Research project
Beyond the Greater Angkor Region
How did Angkor interact with regional urban centers? How did the settlement system impact the society's agricultural system and regional resilience?
- Duration
- 2021 - 2022
Abstract
This project addresses issues of water management and agricultural production in urban and regional contexts through an archaeological case study of cities in the Khmer Empire (9th – 14th centuries C.E.). The project takes place within the framework of a dynamic and multidisciplinary network of scholars interested in human-environment interactions in mainland Southeast Asia. We are now seeking to understand the resilience of urban centers over time through existing archives of archaeological data, along with new data acquired with cutting-edge remote sensing instruments.
Social relevance
Understanding processes of urbanization, regional networks, and the ability of systems to undergo change while maintaining the same functions, i.e. their resilience, is critical for the continued existence and growth of communities today in urban and rural contexts alike. This is particularly crucial in developing urban areas in tropical environments characterized by monsoon systems, like Southeast Asia.
Archaeology has a rich history of investigating human-environment coupled systems in urban settings and is well-suited to identifying characteristics of resilient systems over the course of centuries. Recent studies have also highlighted the utility of archaeology for analyzing human-environment interactions at multiple scales of space, from the micro-scale up to regional scale and beyond.
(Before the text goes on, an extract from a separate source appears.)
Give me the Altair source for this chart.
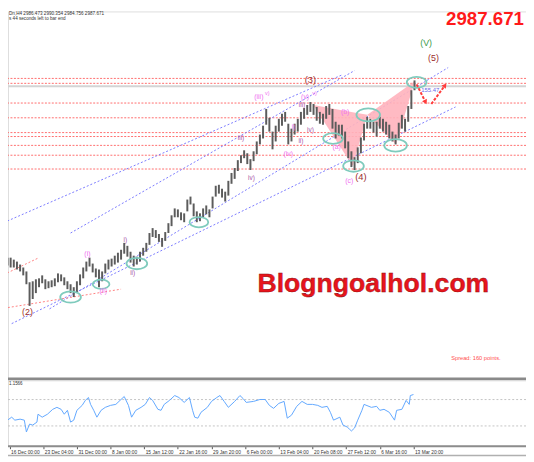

Though detailed analysis has been conducted on the giant low-density complex of Greater Angkor, to date, urban resilience has not been investigated in the context of regional networks over the long term in medieval Cambodia. In 2012, the Intergovernmental Panel on Climate Change stated that water will be the main pressure on society in the coming years, especially in increasingly urbanized regions. Rapid urbanization in the last five millennia has been characterized by hydroclimatic instability and issues of water management; the archaeological record offers us a laboratory for understanding the dynamic interplay of these processes over the broadest possible scales of time and space.
Scientific relevance
Angkor was the capital of the Khmer Empire and emerged as one of the most extensive low-density urban complexes in the preindustrial world. Khmer inscriptions indicate that Jayavarman II founded the imperial kingdom in 802 CE after unifying the extended Khmer world within a single socio-political system.
After unification, urbanization was rapid and expansive. By the 12th century CE the empire covered most of mainland Southeast Asia and continued to flourish until the 13th century CE before entering a period of decline. Despite Angkor’s longevity, some scholars, beginning with Groslier (1979), have argued that the collapse of an unsustainable hydraulic network, the extensification of the agro-urban periphery of agricultural communities, changing precipitation patterns, and the emergence of a densely-populated urban core were major factors in the abandonment of medieval Angkor as the center of the Khmer state. This work is similar in nature to other studies that have highlighted the human-environmental interactions over the long scale.
Why Leiden University?
The Archaeology faculty at Leiden University is currently at the forefront of machine learning applications for archaeology and are looking to expand the research programs in their department, which is now part of the new SAILS program that seeks to expand this research field. Through my work in Cambodia and ongoing leadership of a joint program with the EFEO, I also now have access to the world’s largest archive of high-resolution archaeological lidar data. We are collaborating with researchers at Leiden University to combine datasets for comparative projects and, as part of this, we may participate in the framework of an annual competition, such as ImageNet.